The End of the Cold War
The demise of the Soviet Union began when Mikhail Gorbachev came to power as its General Secretary in 1985. Understanding the bad state of the Soviet economic and financial affairs, he brought a message of reform and change. He announced two new policies- glastnost and perestroika-which he thought would save the communist system. However, these new policies would ultimately overturn the Soviet system.

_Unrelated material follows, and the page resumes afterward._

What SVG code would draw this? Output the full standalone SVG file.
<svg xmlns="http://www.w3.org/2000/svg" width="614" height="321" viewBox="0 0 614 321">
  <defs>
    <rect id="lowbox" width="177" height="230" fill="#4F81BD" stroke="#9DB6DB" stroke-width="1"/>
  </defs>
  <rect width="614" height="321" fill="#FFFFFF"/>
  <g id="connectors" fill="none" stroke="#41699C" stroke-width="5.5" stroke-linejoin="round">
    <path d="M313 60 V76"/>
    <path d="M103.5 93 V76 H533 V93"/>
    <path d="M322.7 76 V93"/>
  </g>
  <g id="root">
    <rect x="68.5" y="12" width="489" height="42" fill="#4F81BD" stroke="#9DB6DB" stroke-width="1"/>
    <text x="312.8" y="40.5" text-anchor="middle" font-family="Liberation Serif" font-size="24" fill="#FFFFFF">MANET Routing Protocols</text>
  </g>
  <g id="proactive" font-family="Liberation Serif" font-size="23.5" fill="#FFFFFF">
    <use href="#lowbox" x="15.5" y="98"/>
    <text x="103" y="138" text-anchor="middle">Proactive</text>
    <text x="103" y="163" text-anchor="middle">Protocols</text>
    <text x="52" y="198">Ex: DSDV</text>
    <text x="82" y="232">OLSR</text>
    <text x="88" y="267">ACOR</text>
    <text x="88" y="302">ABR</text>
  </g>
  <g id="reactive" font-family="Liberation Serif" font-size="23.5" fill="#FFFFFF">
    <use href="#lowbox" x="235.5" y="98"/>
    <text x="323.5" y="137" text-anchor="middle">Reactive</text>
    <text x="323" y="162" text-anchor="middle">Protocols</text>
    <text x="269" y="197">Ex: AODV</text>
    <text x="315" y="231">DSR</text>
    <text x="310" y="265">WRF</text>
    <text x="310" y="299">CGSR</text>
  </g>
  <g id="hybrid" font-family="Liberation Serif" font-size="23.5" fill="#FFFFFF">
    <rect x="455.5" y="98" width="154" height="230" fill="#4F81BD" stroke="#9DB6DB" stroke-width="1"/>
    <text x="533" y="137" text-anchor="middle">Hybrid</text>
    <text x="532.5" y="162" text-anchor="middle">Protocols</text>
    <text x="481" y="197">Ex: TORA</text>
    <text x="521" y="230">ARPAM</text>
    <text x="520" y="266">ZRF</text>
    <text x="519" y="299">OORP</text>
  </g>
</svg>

Poland's Solidarity labor union began to rise in power in the late 1970's. They organized strikes, demanding more pay and changes to the unfair labor practices. They organized strikes, demanding more pay and changes to the unfair labor practices. Eventually, they won an end to censorship and political repression, religious freedom, and recognition as a labor union. Gorbachev watched Solidarity's strikes crushed the Polish economy, and finally forced the Polish leaders to allow free elections. The Solidarity candidates were only allowed to run for a third of the seats, but swept the elections in which they ran. Still a communist government, the nation faced massive economic hardships. As electricity, gas, and water prices rose 500 percent while wages remained frozen, the Communist Party voted to dissolve itself on January 29, 1990. Poland changed its name from the People's Republic of Poland back to its pre-World War II name, the Republic of Poland. Democratic elections were held, and communism fell.
The Berlin Wall was built by the Soviets to prevent citizens of East Germany from escaping to West Germany. East Germany, while prospering compared to its Marxist-Leninist neighbors, was an embarrassment compared to West Germany. East Germans made only one-third of the wages of West German workers, and often had to endure goods shortages. If it were not for the Berlin Wall, hundreds of thousands of Germans might have fled to the West.

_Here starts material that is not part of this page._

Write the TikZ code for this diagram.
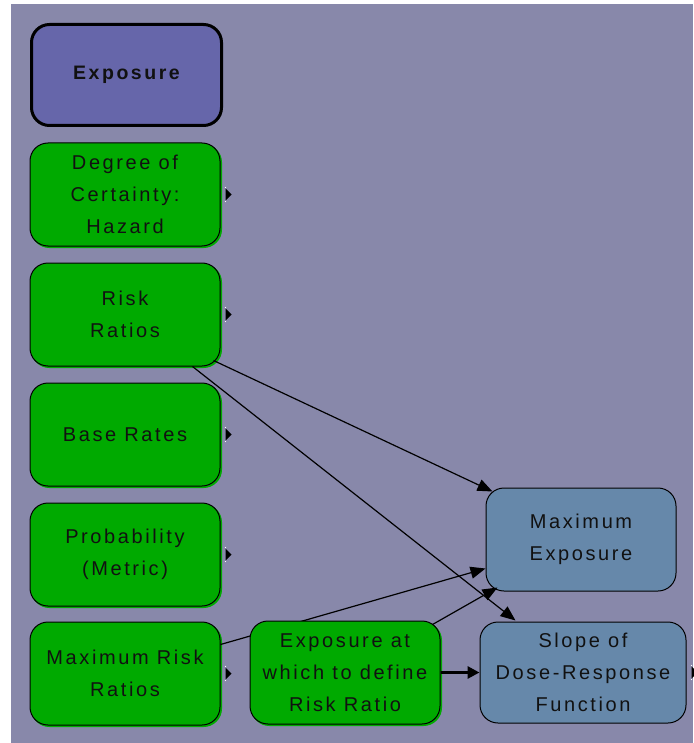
\documentclass[tikz,border=0pt]{standalone}
\usepackage{fontspec}
\usetikzlibrary{arrows.meta,calc}
\newfontfamily\labfont[LetterSpace=13]{Liberation Sans}
\definecolor{bgc}{RGB}{136,136,170}
\definecolor{expc}{RGB}{102,102,170}
\definecolor{grn}{RGB}{0,170,0}
\definecolor{blu}{RGB}{102,136,170}
\definecolor{txt}{RGB}{17,17,17}
\tikzset{
  box/.style={rectangle, rounded corners=18pt, draw=black, line width=1pt,
    align=center, inner sep=0pt, text=txt,
    font=\labfont\fontsize{20}{32}\selectfont},
  gbox/.style={box, fill=grn, minimum width=190pt, minimum height=103pt,
    preaction={draw=grn, fill=grn, line width=1pt, transform canvas={shift={(1.5pt,-1.5pt)}}}},
  bbox/.style={box, fill=blu, minimum width=190pt, minimum height=103pt},
  ebox/.style={box, fill=expc, line width=3pt, minimum width=190pt, minimum height=101pt,
    font=\labfont\bfseries\fontsize{19.5}{32}\selectfont},
  conn/.style={draw=black, line width=1.2pt, -{Triangle[length=15pt,width=12pt]}},
  thick conn/.style={draw=black, line width=3pt, -{Triangle[length=12pt,width=12pt]}},
  icon/.style={fill=black, draw=none}
}
\begin{document}
\begin{tikzpicture}[x=1pt,y=-1pt]
\useasboundingbox (0,0) rectangle (693,743);
\fill[white] (0,0) rectangle (693,743);
\fill[bgc] (11,4) rectangle (693,743);

\path
  node[ebox] (ex) at (126.5,75) {Exposure}
  node[gbox] (dc) at (125,194.5) {Degree of\\Certainty:\\Hazard}
  node[gbox] (rr) at (125,314.5) {Risk\\Ratios}
  node[gbox] (br) at (125,434.5) {Base Rates}
  node[gbox] (pm) at (125,554.5) {Probability\\(Metric)}
  node[gbox] (mrr) at (125,673.5) {Maximum Risk\\Ratios}
  node[bbox] (me) at (581,539.5) {Maximum\\Exposure}
  node[bbox, minimum width=206pt, minimum height=101pt] (sl) at (583,672.5) {Slope of\\Dose-Response\\Function};

% connectors behind the "Exposure at" node
\draw[conn] ($(rr.south east)+(-7,-6)$) -- ($(me.north west)+(7,4)$);
\draw[conn] ($(rr.south east)+(-28,0)$) -- ($(sl.north west)+(36,-1)$);
\draw[conn] ($(mrr.north east)+(0,23)$) -- ($(me.south west)+(0,-23)$);

\node[gbox] (ea) at (345,672.5) {Exposure at\\which to define\\Risk Ratio};

\draw[conn] ($(ea.north east)+(-8,4)$) -- ($(me.south west)+(12,-4)$);
\draw[thick conn] (ea.east) -- (sl.west);

% small icons at right of nodes
\foreach \n in {dc,rr,br,pm,mrr,sl}{
  \fill[icon] ($(\n.east)+(5,-6)$) -- ($(\n.east)+(11,0)$) -- ($(\n.east)+(5,6)$) -- cycle;
  \fill[white] ($(\n.east)+(5,-7)$) circle (0.7pt);
  \fill[white] ($(\n.east)+(5,7)$) circle (0.7pt);
}
\end{tikzpicture}
\end{document}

Ronald Reagan: "General Secretary Gorbachev, if you seek peace, if you seek prosperity for the Soviet Union and Eastern Europe, if you seek liberalization: Come here to this gate! Mr. Gorbachev, open this gate! Mr. Gorbachev, tear down this wall!"

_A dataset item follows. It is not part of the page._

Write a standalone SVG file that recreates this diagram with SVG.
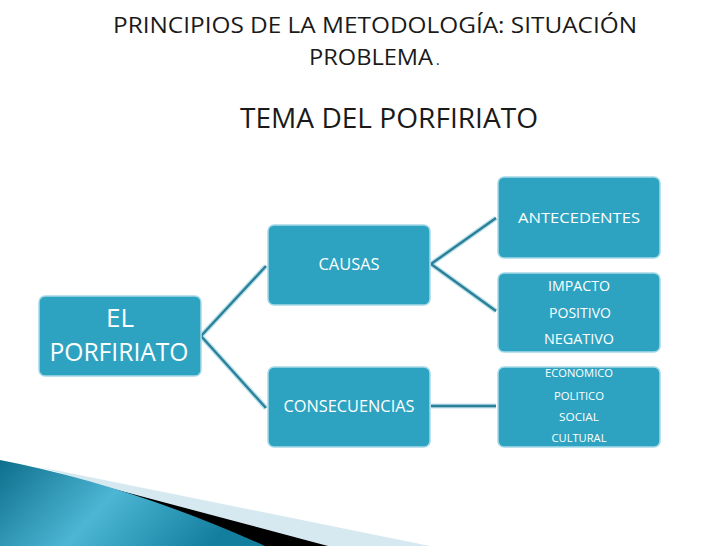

East Germans could not escape to the West via West Germany. However, in 1989 nearby Hungary opened its border to noncommunist Austria and East Germnas swarmed thorugh Czechoslovokia to Hungary , and then escaped to the West. Within a year, 500,00- East Germans had left their homeland.
In order to prevent any further escapes, East Germany closed its border with Czechoslovokia in early October, but could not keep the lid on things much longer. When Gorbachev visited East Germany to commemorate the fortieth anniversary of East Germany, large crowds begged him for help. Large crowds and protests grew, and when he could not keep control any longer, the East German Communist Party general secretary Eric Honecker resigned. His replacement, Egon Krenz, met with the protesters and listened to their problems. Soon after, he fired his entire cabinet and ordered the Berlin Wall opened, saying "We want a socialism that is economically effective... and most of all, has its face turned toward the people."
The wall was opened on November 9, 1989. Huge crowds surged from the east. Guards on the West Berlin side, at Checkpoint Charlie, did not know what to do and refused at first to let the freedom seekers in. West Berliners chanted, "Come over! Come over!" to the East Berliners. Finally at 11:57 P.M., an American border guard, with a shrug of his shoulders, allowed the gate to open and thousands of people to pour through.
"I just can't believe it! I don't feel like I'm in prison anymore!" said Angelike Wache, the first person across.
The communist regime crumbled rapidly. On March 18, 1990, East Germans voted the communists out of office, and in September East Germany became the first member to leave the Warsaw Pact. All of the Soviet troops were withdrawn from East Germany by the end of 1994.